A hallmark of
Bacillus thuringiensis bacteria is the formation of one or more parasporal crystal (Cry) proteins during sporulation. The toxicity of these proteins is highly specific to insect larvae, exerting lethal effects in different insect species but not in humans or other mammals.
B. thuringiensis was isolated for the first time in 1902 by the Japanese scientist Ishiwata, who was studying the cause of mortality in silkworm larvae; thus, this disease was also called Soto disease. Ishiwata initially named this bacterium
Bacillus sotto [
6]. A few years later, in 1911, a German scientist, Ernst Berliner, isolated a bacterial strain in dead moth larvae in Mediterranean flour, located in a flour mill in the German state of Thuringia. For this reason, Ernst named this Bacillus
B. thuringiensis (Bt) [
7]. Subsequently, the probable mechanism of cytotoxic action of particular Bt inclusions, called parasporal, was shown in silkworm larvae (
Bombyx mori). Changes in the permeability of the intestinal walls of the insect were observed, consequently causing its death.
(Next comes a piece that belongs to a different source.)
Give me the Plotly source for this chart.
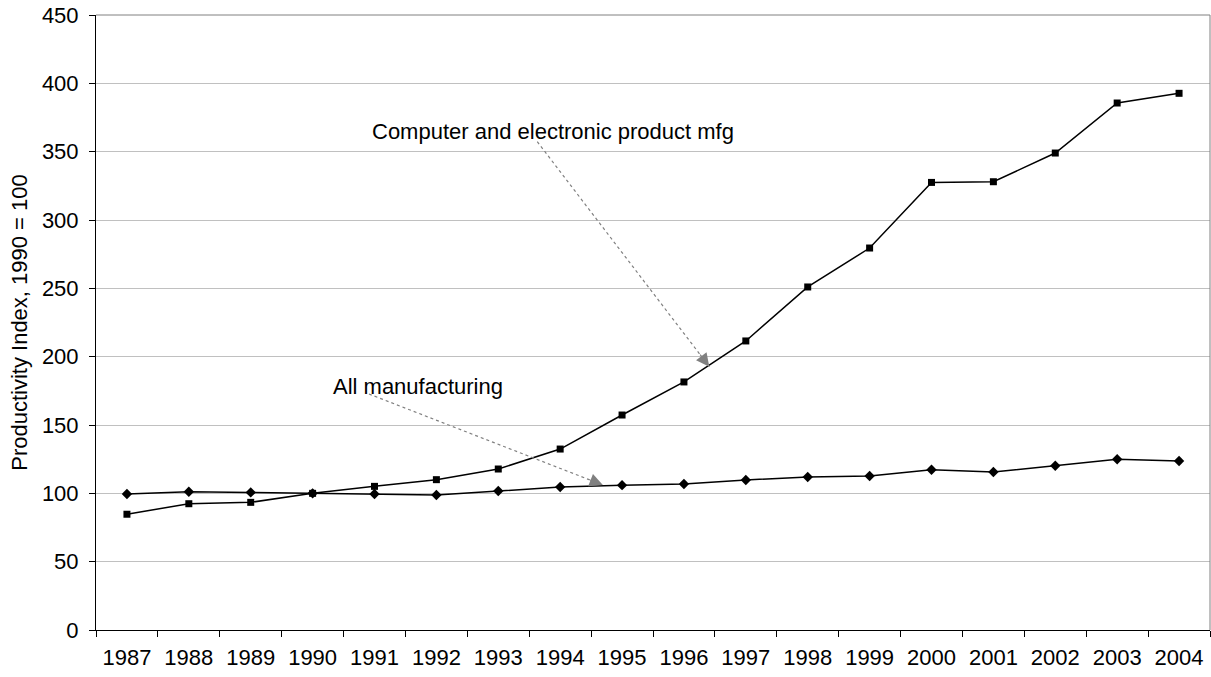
import plotly.graph_objects as go

years = ["1987", "1988", "1989", "1990", "1991", "1992", "1993", "1994", "1995",
         "1996", "1997", "1998", "1999", "2000", "2001", "2002", "2003", "2004"]
computer_mfg = [84.7, 92.4, 93.4, 100.0, 105.1, 110.0, 117.8, 132.4, 157.3,
                181.5, 211.5, 251.0, 279.5, 327.5, 328.0, 349.0, 385.6, 392.7]
all_mfg = [99.5, 101.2, 100.7, 100.0, 99.5, 98.8, 101.7, 104.6, 106.0,
           106.8, 109.8, 112.0, 112.7, 117.3, 115.6, 120.2, 124.9, 123.7]
y_ticks = [0, 50, 100, 150, 200, 250, 300, 350, 400, 450]

FONT = "Liberation Sans, Arial, sans-serif"

fig = go.Figure()
fig.add_trace(go.Scatter(x=years, y=all_mfg, mode="lines+markers",
                         line=dict(color="black", width=1.5),
                         marker=dict(symbol="diamond", size=8, color="black"),
                         name="All manufacturing", showlegend=False))
fig.add_trace(go.Scatter(x=years, y=computer_mfg, mode="lines+markers",
                         line=dict(color="black", width=1.5),
                         marker=dict(symbol="square", size=7, color="black"),
                         name="Computer and electronic product mfg", showlegend=False))

# callouts: dotted leader line + arrowhead
callouts = [
    dict(text="Computer and electronic product mfg", tx=6.89, ty=365.1,
         x0=6.63, y0=357.3, x1=9.41, y1=192.7),
    dict(text="All manufacturing", tx=4.71, ty=178.5,
         x0=3.91, y0=172.7, x1=7.69, y1=106.1),
]
for c in callouts:
    fig.add_shape(type="line", xref="x", yref="y", x0=c["x0"], y0=c["y0"],
                  x1=c["x1"], y1=c["y1"], line=dict(color="#808080", width=1.2, dash="dot"))
    ax = c["x1"] - (c["x1"] - c["x0"]) * 0.06
    ay = c["y1"] - (c["y1"] - c["y0"]) * 0.06
    fig.add_annotation(x=c["x1"], y=c["y1"], ax=ax, ay=ay, axref="x", ayref="y",
                       xref="x", yref="y", text="", showarrow=True,
                       arrowhead=2, arrowsize=2.2, arrowwidth=1.2, arrowcolor="#808080")
    fig.add_annotation(x=c["tx"], y=c["ty"], xref="x", yref="y", text=c["text"],
                       showarrow=False, font=dict(family=FONT, size=22, color="black"))

# plot area border top/right (gray)
fig.add_shape(type="line", xref="paper", yref="paper", x0=0, y0=1, x1=1, y1=1,
              line=dict(color="#808080", width=1))
fig.add_shape(type="line", xref="paper", yref="paper", x0=1, y0=0, x1=1, y1=1,
              line=dict(color="#808080", width=1))

fig.update_layout(
    width=1211, height=677,
    margin=dict(l=96, r=1, t=15, b=47),
    paper_bgcolor="white", plot_bgcolor="white",
    font=dict(family=FONT, size=22, color="black"),
    showlegend=False,
    xaxis=dict(type="category", tickson="boundaries", ticks="outside", ticklen=6,
               tickcolor="black", showline=True, linecolor="black", linewidth=1,
               showgrid=False, range=[-0.5, 17.5], tickfont=dict(size=22),
               ticklabelstandoff=8, fixedrange=True),
    yaxis=dict(range=[0, 450], tickvals=y_ticks, ticks="outside", ticklen=6,
               tickcolor="black", showline=True, linecolor="black", linewidth=1,
               showgrid=True, gridcolor="#c0c0c0", gridwidth=1, zeroline=False,
               tickfont=dict(size=22), ticklabelstandoff=6,
               title=dict(text="Productivity Index, 1990 = 100", font=dict(size=22), standoff=8)),
)

fig.write_html("out.html", config={"displayModeBar": False},
               post_script="document.body.style.margin='0';document.body.style.padding='0';")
These results showed that the parasporal inclusions contained crystals of δ-endotoxin, which was the cause of the larva deaths [
8,
9]. The successful use of Bt in agriculture lies in the production of crystal proteins called Cry, which have specific cytotoxic activity against different insect orders, such as Lepidoptera, Diptera, Coleoptera, Hymenoptera, Homoptera, Orthoptera, and Mallophaga [
10,
11,
12]. In 1989, a nomenclature was proposed to classify proteins according to their sequence and specificity. In this initial nomenclature, there were only four classes. The first class included proteins with action against Lepidoptera with a size of approximately 130–140 kDa. The second class included smaller proteins (65 kDa) with activity against Lepidoptera and Diptera; this class included only two members: CryIIA and CryIIB. The third class constituted the active toxin against Coleoptera, CryIIIA. The last class was Cry1A, the members of which were closely related: they were called Cry1Aa, Cry1Ab, and Cry1Ac [
14]. The activity of Cry proteins as bioinsecticides has been widely studied [
51]; however, their other activities, such as their potential adjuvant function, have been inadequately explored. Although some experiments have confirmed their potential action as immunopotentiators [
92,
99,
101], there are many Cry proteins that have not been evaluated yet. Furthermore, in different studies, the lack of toxicity of these proteins has been demonstrated in mammals, especially humans, and it has even been shown that these proteins can generate an immune response mediated by antibodies [
108]. However, it is crucial to determine the mechanism by which Cry proteins are activated to induce an immune response, as well as to evaluate the possible risks that they could pose in the short and long term, such as allergies or other immune alterations.